There is no one single silver bullet or technology that is going to fix this. It is going to take coordination, communication, and some real teamwork.
Security needs to give developers paved roads and practical, easy to follow guidance, like like pinned SHAs, branch and event filters, and disabling install scripts in CI. Platform and SRE need ephemeral runners, isolated caches, and scoped short-lived tokens. Identity teams need to roll out WebAuthn at scale. None of that lands without enablement, docs, and fast feedback when something breaks.
Call it a culture of determinism. SLSA can give us a shared map for builds, "policy as code" can give us shared guardrails in pipelines, and passkeys can give us a shared answer to phishing, but only if we are consistent in how we approach these topics. When these pieces move in step, attackers have fewer places to hide, incident response gets faster, and the path from "we found a weakness" to "we cannot make that class of mistake again" becomes a habit, not a hope.

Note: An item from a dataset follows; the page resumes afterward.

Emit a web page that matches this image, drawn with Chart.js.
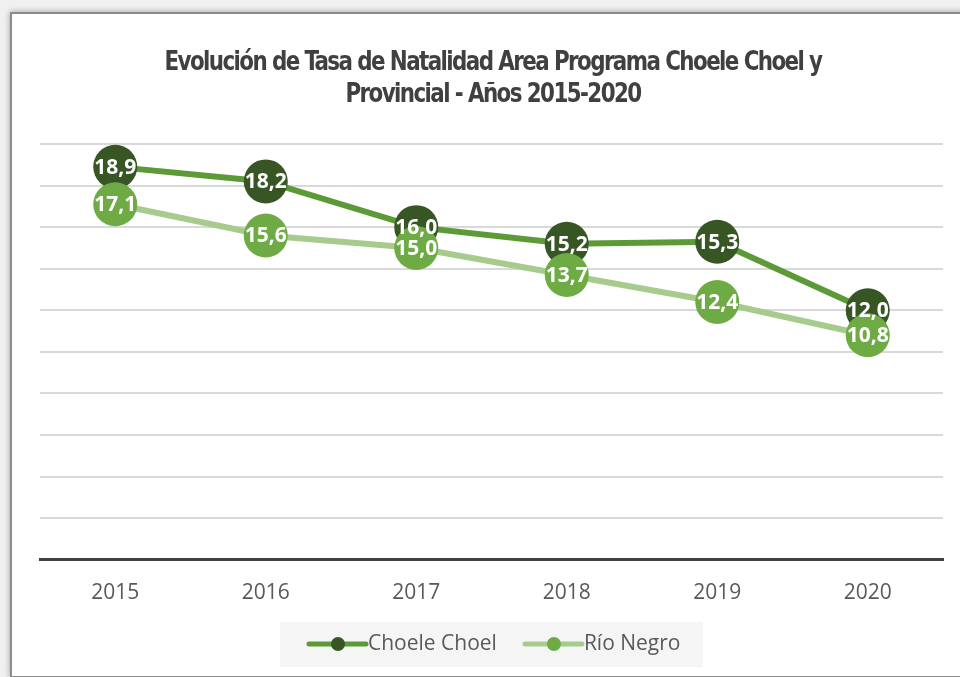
<!DOCTYPE html>
<html lang="es">
<head>
  <meta charset="UTF-8">
  <title>Tasa de Natalidad</title>
  <script src="https://cdn.jsdelivr.net/npm/chart.js"></script>
  <style>
    html, body { margin: 0; padding: 0; background: #f0f0f0; overflow: hidden; }
    .frame {
      position: absolute; left: 10px; top: 12px; width: 990px; height: 662px;
      background: #fff; border: 2px solid #8c8c8c;
      box-shadow: 0 0 6px rgba(0,0,0,0.35);
    }
    #chart-wrap { position: absolute; left: 0; top: 0; width: 965px; height: 677px; }
  </style>
</head>
<body>
  <div class="frame"></div>
  <div id="chart-wrap"><canvas id="natalidadChart"></canvas></div>

  <script>
    // data
    const titleLines = ['Evolución de Tasa de Natalidad Area Programa Choele Choel y', 'Provincial - Años 2015-2020'];
    const years = ['2015', '2016', '2017', '2018', '2019', '2020'];
    const choeleChoel = [18.9, 18.2, 16.0, 15.2, 15.3, 12.0];
    const rioNegro = [17.1, 15.6, 15.0, 13.7, 12.4, 10.8];
    const seriesNames = ['Choele Choel', 'Río Negro'];

    const fmt = v => v.toFixed(1).replace('.', ',');

    // title drawn by hand so it can be squeezed like the condensed original
    const titlePlugin = {
      id: 'titlePlugin',
      afterDraw(chart) {
        const ctx = chart.ctx;
        ctx.save();
        ctx.fillStyle = '#404040';
        ctx.font = 'bold 27px "DejaVu Sans Condensed", "DejaVu Sans"';
        ctx.letterSpacing = '-1.8px';
        ctx.textAlign = 'center';
        ctx.textBaseline = 'alphabetic';
        const squeeze = Math.min(1, 657 / ctx.measureText(titleLines[0]).width);
        ctx.translate(493, 0);
        ctx.scale(squeeze, 1);
        titleLines.forEach((line, i) => ctx.fillText(line, 0, 70 + i * 32));
        ctx.restore();
      }
    };

    // white value labels on top of the markers
    const valueLabels = {
      id: 'valueLabels',
      afterDatasetsDraw(chart) {
        const ctx = chart.ctx;
        ctx.save();
        ctx.fillStyle = '#ffffff';
        ctx.font = 'bold 21px "Open Sans"';
        ctx.textAlign = 'center';
        ctx.textBaseline = 'middle';
        chart.data.datasets.forEach((ds, i) => {
          chart.getDatasetMeta(i).data.forEach((pt, j) => {
            ctx.fillText(fmt(ds.data[j]), pt.x, pt.y + 1);
          });
        });
        ctx.restore();
      }
    };

    // legend with grey box and line+marker symbols
    const boxLegend = {
      id: 'boxLegend',
      afterDraw(chart) {
        const ctx = chart.ctx;
        ctx.save();
        ctx.fillStyle = '#f5f5f5';
        ctx.fillRect(280, 622, 423, 45);
        ctx.font = '21px "Open Sans"';
        ctx.textBaseline = 'middle';
        let x = 309;
        const y = 644;
        chart.data.datasets.forEach(ds => {
          ctx.strokeStyle = ds.borderColor;
          ctx.lineWidth = 5;
          ctx.lineCap = 'round';
          ctx.beginPath();
          ctx.moveTo(x, y);
          ctx.lineTo(x + 57, y);
          ctx.stroke();
          ctx.fillStyle = ds.pointBackgroundColor;
          ctx.beginPath();
          ctx.arc(x + 29, y, 7, 0, Math.PI * 2);
          ctx.fill();
          ctx.fillStyle = '#595959';
          ctx.textAlign = 'left';
          ctx.fillText(ds.label, x + 59, y);
          x += 59 + ctx.measureText(ds.label).width + 28;
        });
        ctx.restore();
      }
    };

    new Chart(document.getElementById('natalidadChart').getContext('2d'), {
      type: 'line',
      data: {
        labels: years,
        datasets: [
          {
            label: seriesNames[0],
            data: choeleChoel,
            borderColor: '#5c9a37',
            borderWidth: 6,
            pointBackgroundColor: '#375623',
            pointBorderColor: '#375623',
            pointRadius: 22,
            pointBorderWidth: 0,
            order: 1
          },
          {
            label: seriesNames[1],
            data: rioNegro,
            borderColor: '#a6cb8d',
            borderWidth: 6,
            pointBackgroundColor: '#6fab45',
            pointBorderColor: '#6fab45',
            pointRadius: 22,
            pointBorderWidth: 0,
            order: 0
          }
        ]
      },
      options: {
        responsive: true,
        maintainAspectRatio: false,
        animation: false,
        layout: { padding: { left: 40, right: 7, top: 144, bottom: 58 } },
        plugins: {
          legend: { display: false },
          title: { display: false },
          tooltip: { enabled: false }
        },
        scales: {
          x: {
            offset: true,
            grid: { display: false },
            border: { color: '#404040', width: 3 },
            ticks: { color: '#595959', font: { family: 'Open Sans', size: 21 }, padding: 13 }
          },
          y: {
            min: 0,
            max: 20,
            ticks: { display: false, stepSize: 2 },
            grid: { color: '#d9d9d9', lineWidth: 2, drawTicks: false },
            border: { display: false }
          }
        }
      },
      plugins: [titlePlugin, valueLabels, boxLegend]
    });
  </script>
</body>
</html>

OWASP Helps Us All Choreograph Security Over Chaos
Paris does not need stop signs at every corner because the city runs on shared understanding, constant attention, and practiced courtesy. OWASP AppSec Days France carried the same lesson for software. We cannot bolt a few red octagons onto the edge and call it secure. We have to agree on how we move, who yields, and what happens when something unexpected enters the intersection.
Your author was proud to share a session as well at the event, where I implored those who focused on application security to treat security, especially around NHI authentication, as a team sport. None of the strategies the speakers throughout the day discussed would be realistic to implement if we do not get the developers on the same page. This is especially true in a world where a single incorrect package choice can magnify across an ecosystem and one password phish can undo a year of patching.
There is real work to do, and it starts with good habits. Good habits begin with raising awareness of an issue and providing guidance on how to improve. It should give you hope that OWASP, as a community, is delivering on that mission, still, after over twenty years. You can see it for yourself at all the AppSec Days, and other security focused events around the world, where people share what is going wrong and how to fix it.